There is a lot of blame to throw around for the CFL’s ugly stepsister role in Canadian sports. Most CFL teams are generally a quaint after thought, even on a carrier network like TSN. The strange reality is that CFL games consistently outgun regular season NHL games in viewer numbers on TSN, yet the network continues its inexplicable obsession with hockey-even in summer.

The CFL pays its players less money and charges its customers a fraction of the ticket cost for a game. CFL teams play only nine regular season games and hope to host one playoff game during their schedule. So the demand on a sports fan’s wallet is significantly less for a CFL game than an NHL game. In a you-don’t-have-to-sell-your-first-born-to-go-kind of way.

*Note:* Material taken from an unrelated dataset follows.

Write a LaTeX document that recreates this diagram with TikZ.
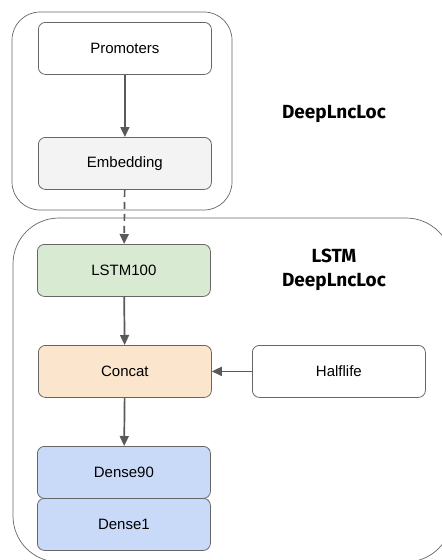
\documentclass[tikz,border=0pt]{standalone}
\usepackage{fontspec}
\setmainfont{Liberation Sans}
\newfontfamily\labelfont{Fira Sans}
\usetikzlibrary{arrows.meta}
\definecolor{linegray}{HTML}{595959}
\definecolor{boxgray}{HTML}{666666}
\definecolor{embfill}{HTML}{F3F3F3}
\definecolor{lstmfill}{HTML}{D9EAD3}
\definecolor{catfill}{HTML}{FCE5CD}
\definecolor{densefill}{HTML}{C9DAF8}
\begin{document}
\begin{tikzpicture}[x=1pt,y=-1pt,
  layer/.style={draw=boxgray, line width=0.8pt, rounded corners=7pt, minimum width=173pt, minimum height=52pt, inner sep=0pt, font=\fontsize{15}{17}\selectfont, anchor=north west},
  group/.style={draw=boxgray, line width=0.7pt},
  conn/.style={draw=linegray, line width=1.7pt, -{Triangle[length=10pt,width=9pt]}},
  grouplabel/.style={font=\labelfont\bfseries\fontsize{19}{24}\selectfont, align=center}]
\useasboundingbox (0,0) rectangle (442,560);
\clip (0,0) rectangle (442,560);
\draw[group, rounded corners=28pt] (12,12) rectangle (232,210);
\draw[group, rounded corners=46pt] (13,218) rectangle (452,562);
\node[layer] (prom) at (38,22) {Promoters};
\node[layer, fill=embfill] (emb) at (38,137) {Embedding};
\node[layer, fill=lstmfill] (lstm) at (37,244) {LSTM100};
\node[layer, fill=catfill] (cat) at (38,345) {Concat};
\node[layer] (half) at (252,345) {Halflife};
\node[layer, fill=densefill] (d90) at (37,446) {Dense90};
\node[layer, fill=densefill] (d1) at (37,498) {Dense1};
\node[grouplabel] (lab1) at (334,114) {DeepLncLoc};
\node[grouplabel] (lab2) at (334,270) {LSTM\\DeepLncLoc};
\draw[conn] (prom) -- (emb);
\draw[conn, dash pattern=on 7pt off 5pt] (emb) -- (lstm);
\draw[conn] (lstm) -- (cat);
\draw[conn] (half) -- (cat);
\draw[conn] (cat) -- (d90);
\end{tikzpicture}
\end{document}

The difference in ticket cost and player salaries has shaped the perception of fans toward the two sports. The CFL has been shuffled out of the limelight and into the shadows because sports fans equate dollars to prestige. The issue of actual athletic talent is never factored into the equation.

So the net result is a tier system that will coax huge bucks out of NHL fans to watch a yawn-fest between the Oilers and Flames over and over during a season. That is the top tier of the equation. Way down the ladder is a CFL game between Calgary and Montreal that will pit two enormously talented teams against one another in each other’s parks once during a regular season. That will be a highly unlikely sell-out at McMahon.

The only way that Calgary will sell out McMahon for a playoff football game is another game with Saskatchewan; the team with the evil hillbilly fans that have become far less loveable with a winning team.

Stamp fans will whine about ‘Rider fans’ behavior, but the Stampeder team won’t turn down ’Rider fan cash for a ticket when the weather gets cold and fair-weather Stamp fans head indoors.

Maybe some of these one-dimensional Calgary sports fans should acclimatize themselves to an outdoor winter hockey game by actually attending a late fall football game. It may not be an elite sports moment, but it would be a much-needed character builder for these fans.